Both can describe something happening right now.
Very roughly:
- brinca (simple present) = can be habitual or right now:
- O gato brinca no jardim todos os dias. – The cat plays in the garden every day.
- está a brincar (continuous) = emphasises right now / in progress:
- O gato está a brincar no jardim agora. – The cat is playing in the garden now.
In European Portuguese the progressive is usually estar a + infinitive:
- está a brincar (Portugal)
- está brincando (Brazil)
Because the meaning here is location: where the cat plays.
- no jardim (em + o) = in the garden (location)
- ao jardim (a + o) = to the garden / at the garden (direction or a different nuance)
- para o jardim = to the garden (movement towards)
So:
- O gato brinca no jardim. – The cat plays in the garden. (location)
- O gato vai para o jardim. – The cat goes to the garden. (movement)
In Portuguese, nouns have grammatical gender, masculine or feminine.
Jardim (garden) is masculine, so it takes:
- o jardim = the garden
- no jardim = in the garden (em + o)
There’s no reliable rule just from the meaning; gender is mostly arbitrary and must be learned with each noun. Some patterns help a bit:
- Many nouns ending in -o are masculine: o gato, o livro.
- Many nouns ending in -a are feminine: a casa, a porta.

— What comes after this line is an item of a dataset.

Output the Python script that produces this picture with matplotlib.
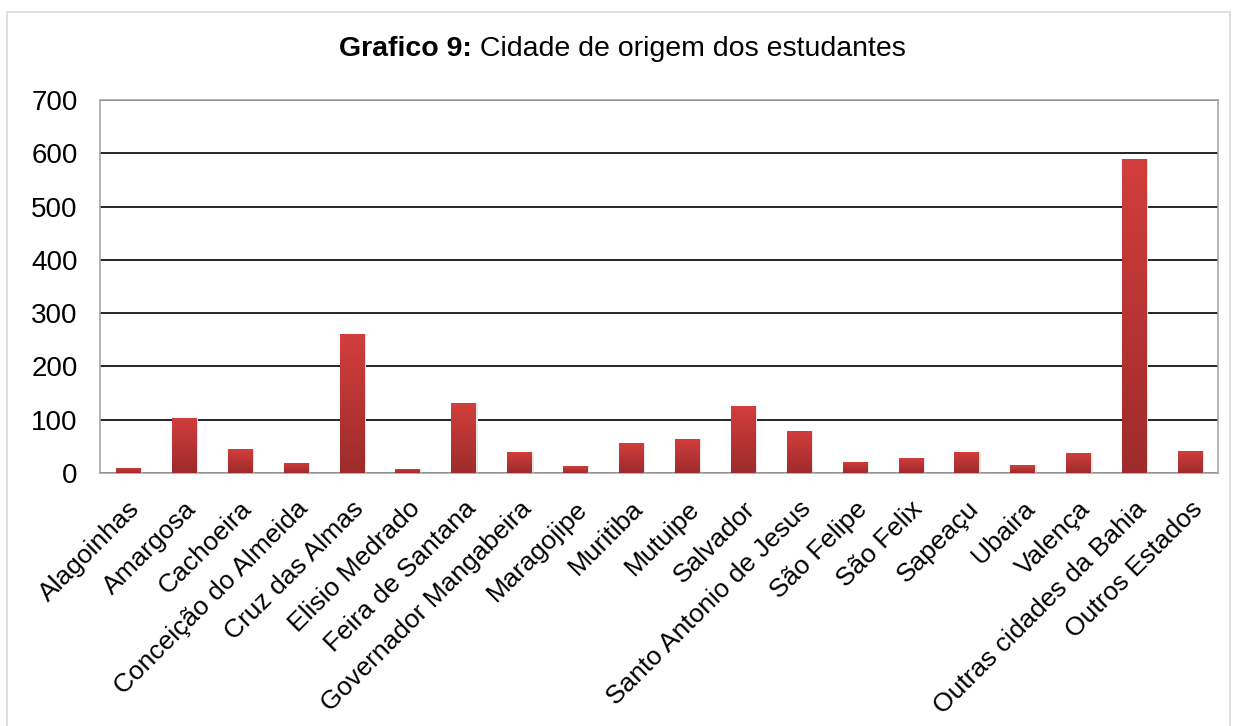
import numpy as np
import matplotlib
matplotlib.use("Agg")
import matplotlib.pyplot as plt
from matplotlib.patches import Rectangle
from matplotlib.colors import LinearSegmentedColormap

plt.rcParams['font.family'] = ['Liberation Sans', 'DejaVu Sans']

cidades = ["Alagoinhas", "Amargosa", "Cachoeira", "Conceição do Almeida", "Cruz das Almas",
           "Elisio Medrado", "Feira de Santana", "Governador Mangabeira", "Maragojipe", "Muritiba",
           "Mutuipe", "Salvador", "Santo Antonio de Jesus", "São Felipe", "São Felix",
           "Sapeaçu", "Ubaira", "Valença", "Outras cidades da Bahia", "Outros Estados"]
estudantes = [10, 104, 45, 19, 261, 8, 131, 40, 13, 57,
              64, 125, 79, 21, 28, 40, 15, 38, 590, 42]
yticks = [0, 100, 200, 300, 400, 500, 600, 700]

fig = plt.figure(figsize=(12.37, 7.26), dpi=100)
fig.patches.append(Rectangle((7/1237, -0.01), 1223/1237, 1 - 12/726 + 0.01, transform=fig.transFigure,
                             fill=False, edgecolor='#d9d9d9', linewidth=1.2))

ax = fig.add_axes([100/1237, 1 - 473/726, 1118/1237, 373/726])
x = np.arange(len(cidades))
bars = ax.bar(x, estudantes, width=0.43, color='#c0393a', zorder=3)

# gradiente vertical em cada barra
cmap = LinearSegmentedColormap.from_list('verm', ['#9e2b2b', '#d23e3d'])
grad = np.linspace(0, 1, 256).reshape(-1, 1)
for b in bars:
    x0, w, h = b.get_x(), b.get_width(), b.get_height()
    im = ax.imshow(grad, cmap=cmap, origin='lower', aspect='auto',
                   extent=(x0, x0 + w, 0, h), zorder=3)
    im.set_clip_path(b)
    ax.add_patch(Rectangle((x0 + w, 0), 0.04, h, color='#e6e6e6', zorder=2, linewidth=0))

ax.set_xlim(-0.5, len(cidades) - 0.5)
ax.set_ylim(0, 700)
ax.set_yticks(yticks)
ax.yaxis.grid(True, color='black', linewidth=1.2, zorder=1)
ax.set_axisbelow(True)
for s in ax.spines.values():
    s.set_color('#a6a6a6')
    s.set_linewidth(1.2)
ax.tick_params(axis='y', length=0, labelsize=20, pad=16)
ax.tick_params(axis='x', length=0, labelsize=19, pad=17)
ax.set_xticks(x)
ax.set_xticklabels(cidades, rotation=45, ha='right', rotation_mode='anchor')

fig.text(472/1237, 1 - 49/726, "Grafico 9:", fontsize=20.5, fontweight='bold', ha='right', va='center')
fig.text(472/1237, 1 - 49/726, " Cidade de origem dos estudantes", fontsize=20.5, ha='left', va='center')

fig.savefig("out.png", dpi=100)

- But endings like -im, -dade, -ção, etc., have tendencies:
- o jardim, o fim, o capim – often masculine
- a cidade, a vontade – often feminine
- a estação, a nação – often feminine
You generally memorise new words with their article: o jardim, a casa, etc.
You make everything plural:
- O gato brinca no jardim. – The cat plays in the garden.
- Os gatos brincam no jardim. – The cats play in the garden.
Changes:
- o → os (the)
- gato → gatos (cats)
- brinca → brincam (3rd person plural)
- no jardim stays the same (still in the garden; one garden).
Yes. Word order in Portuguese is fairly flexible, especially for emphasis.
All of these are grammatically correct:
- O gato brinca no jardim. (neutral order)
- No jardim, o gato brinca. (emphasises the location)
- O gato, no jardim, brinca. (strong focus on o gato, with extra info in the middle)
However, Brinca o gato no jardim is possible but sounds literary/poetic or very stylised, not everyday speech.
European Portuguese (rough approximation, not perfect IPA):
gato – /ˈɡa.tu/
- ga like ga in garden
- final -to with a short, closed u sound, a bit like too but very quick.
brinca – /ˈbɾĩ.kɐ/
- brin- has a nasal vowel: like breen but with air through the nose.
- final -ca is roughly kɐ (a very short, reduced uh sound).
jardim – /ʒɐɾˈdĩ/
- j = /ʒ/, like the s in vision.
- ar in European Portuguese is reduced (/ɐɾ/), not like English are.
- -dim has a nasal ĩ, similar to deen with nasalisation, final m not fully pronounced.
Spoken quickly in Portugal, the vowels (especially unstressed ones) are quite reduced and short.
O gato brinca no jardim. is perfectly correct and natural in Brazilian Portuguese too.
Main differences:
- Pronunciation:
- In Brazil, vowels are generally more open and clearer.
- gato sounds closer to GAH-toh.
- jardim sounds like zhar-DEENG, with a more clearly pronounced final nasal syllable.
- Progressive form:
- Portugal: O gato está a brincar no jardim.
- Brazil: O gato está brincando no jardim.
But your sentence itself works well in both varieties.